Cattle have excellent wide-angle vision (in excess of 300 degrees) due to the wide position of their eyes and can see behind themselves without turning their heads. And while cattle do have depth perception, they have difficulty seeing the size and shape of objects at ground level when their heads are raised. To see depth near the ground, cattle have to lower their head, perhaps explaining why cattle balk at distractions at ground level. Because contrasting patterns caused by fence or panel shadows will cause balking, lighting considerations are important for moving cattle smoothly through handling facilities. In addition, cattle in a dark area will move towards a dim light but they tend to balk if they have to look into the sun or a bright light. Because cattle may refuse to enter a dark, indoor working alley from a bright, outside crowding pen, it may be necessary to extend the alley outside the building or to cover the crowding area to prevent sharp contrasts in lighting that cause cattle to balk at important points in the handling facility.

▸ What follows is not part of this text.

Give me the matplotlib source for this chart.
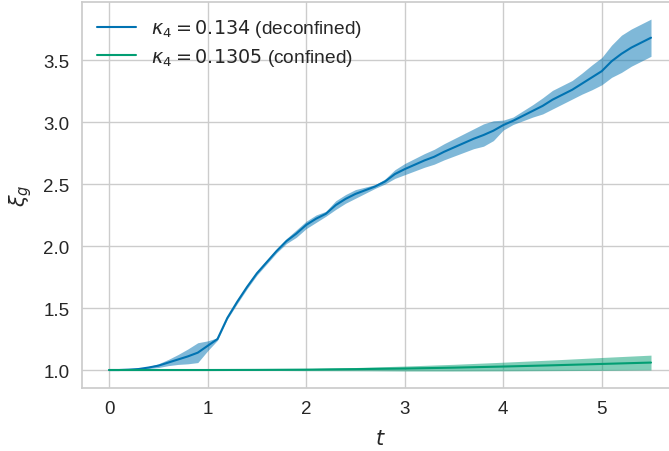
from matplotlib import pyplot as plt
import numpy as np

# deconfined run, kappa_4 = 0.134
t_dec = np.arange(0, 56) * 0.1
xi_dec = [1.000, 1.000, 1.003, 1.008, 1.020, 1.035, 1.060, 1.085, 1.110, 1.140,
          1.195, 1.250, 1.420, 1.550, 1.670, 1.780, 1.870, 1.960, 2.040, 2.100,
          2.170, 2.220, 2.260, 2.330, 2.380, 2.420, 2.450, 2.480, 2.520, 2.580,
          2.620, 2.655, 2.690, 2.720, 2.760, 2.795, 2.830, 2.865, 2.895, 2.930,
          2.975, 3.010, 3.050, 3.090, 3.130, 3.180, 3.220, 3.260, 3.310, 3.360,
          3.410, 3.490, 3.550, 3.600, 3.640, 3.680]
err_dec = [0.000, 0.000, 0.002, 0.004, 0.008, 0.015, 0.025, 0.040, 0.060, 0.080,
           0.040, 0.010, 0.010, 0.015, 0.015, 0.015, 0.015, 0.015, 0.020, 0.030,
           0.030, 0.030, 0.020, 0.035, 0.035, 0.035, 0.025, 0.015, 0.020, 0.035,
           0.045, 0.050, 0.055, 0.060, 0.065, 0.070, 0.075, 0.080, 0.090, 0.080,
           0.040, 0.030, 0.040, 0.050, 0.065, 0.075, 0.075, 0.075, 0.085, 0.100,
           0.110, 0.130, 0.150, 0.150, 0.150, 0.150]

# confined run, kappa_4 = 0.1305
t_con = np.arange(0, 12) * 0.5
xi_con = [1.000, 1.000, 1.000, 1.001, 1.003, 1.007, 1.012, 1.019, 1.028, 1.038, 1.049, 1.060]
err_con = [0.000, 0.001, 0.002, 0.004, 0.008, 0.013, 0.020, 0.027, 0.035, 0.043, 0.052, 0.060]

plt.style.use("seaborn-v0_8-whitegrid")
plt.rcParams["font.family"] = ["Liberation Sans", "DejaVu Sans"]
plt.rcParams["axes.edgecolor"] = "0.8"
plt.rcParams["axes.linewidth"] = 1.25
plt.rcParams["grid.color"] = "0.8"
plt.rcParams["grid.linewidth"] = 1.0

blue = "#0173b2"
green = "#029e73"

fig = plt.figure(figsize=(6.69, 4.52), dpi=100)
ax = fig.add_axes([0.1226, 0.1394, 0.891, 0.854])

xi_dec = np.array(xi_dec)
err_dec = np.array(err_dec)
xi_con = np.array(xi_con)
err_con = np.array(err_con)

ax.plot(t_dec, xi_dec, color=blue, lw=1.5, label=r"$\kappa_4 = 0.134$ (deconfined)")
ax.fill_between(t_dec, xi_dec - err_dec, xi_dec + err_dec, color=blue, alpha=0.5, lw=0)
ax.plot(t_con, xi_con, color=green, lw=1.5, label=r"$\kappa_4 = 0.1305$ (confined)")
ax.fill_between(t_con, xi_con - err_con, xi_con + err_con, color=green, alpha=0.5, lw=0)

ax.set_ylim(0.855, 3.968)
ax.tick_params(labelsize=13.5, length=0, pad=9)
ax.set_xlabel(r"$t$", fontsize=15, labelpad=8)
ax.set_ylabel(r"$\xi_g$", fontsize=15, labelpad=7)
ax.legend(loc="upper left", fontsize=13.8, frameon=False, borderaxespad=0.4,
          labelspacing=0.35)

plt.savefig("out.png", dpi=100)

Cattle like to maintain visual contact with each other, so in most situations, the single-file alley leading up to the squeeze chute should be at least 20 ft. long (30 to 50 ft. for larger facilities) to allow each animal to see others ahead of it. Don’t force an animal into a single-file alley unless there is plenty of room. If cattle see a dead-end, they will most likely balk, therefore, blocking gates in a single-file alley need to be “see through” so cattle can see the animals ahead.

To protect all the people handling cattle, the corrals, working facilities and chutes must be in good repair and must match the operation and cattle. Gate latches and latches on the squeeze chute (head-catch and squeeze) must have scheduled, proper maintenance because slipped latches are very dangerous. All persons using the squeeze chute should know where the pinch points are, and the arc of movement of squeeze bars and head catch handles. Pipes slid behind cattle to serve as a back-stop are dangerous because an animal moving either forward or backward rapidly before the pipe is fully engaged can trap a person between the pipe and the side of the alley or chute. And to prevent being injured directly by an animal, do not get in the crowding area or alley. Also, the working area should be easy to clean and provide non-slip flooring in the crowd pens, alleys, chutes, and the exit from the chute.

While good working facility design, construction, and maintenance are important for safe and efficient cattle handling, the people handling the cattle probably have the greatest impact on the level of stress inflicted on the cattle and handlers and the ease that cattle move through a facility. Most cattle producers know of people who handle cattle particularly well (as well as people at the opposite extreme). We use terms like cow-sense, common-sense, or stockmanship to describe people who are able to observe cattle behavior accurately and then respond to that behavior so that cattle move exactly where the handler wants them to move. Although there may be some in-born personality traits or skills that make some people naturally better cattle handlers, good cattle-handling training that emphasizes unlearning bad habits and learning low-stress cattle handling habits can benefit anyone who routinely works with cattle.

            It is easy to recognize that handling cattle is required for many, if not most, animal health procedures. In order for health and production management interventions to provide the greatest benefit to a cattle herd, the cattle must be handled through good facilities quietly, efficiently, and with minimal stress.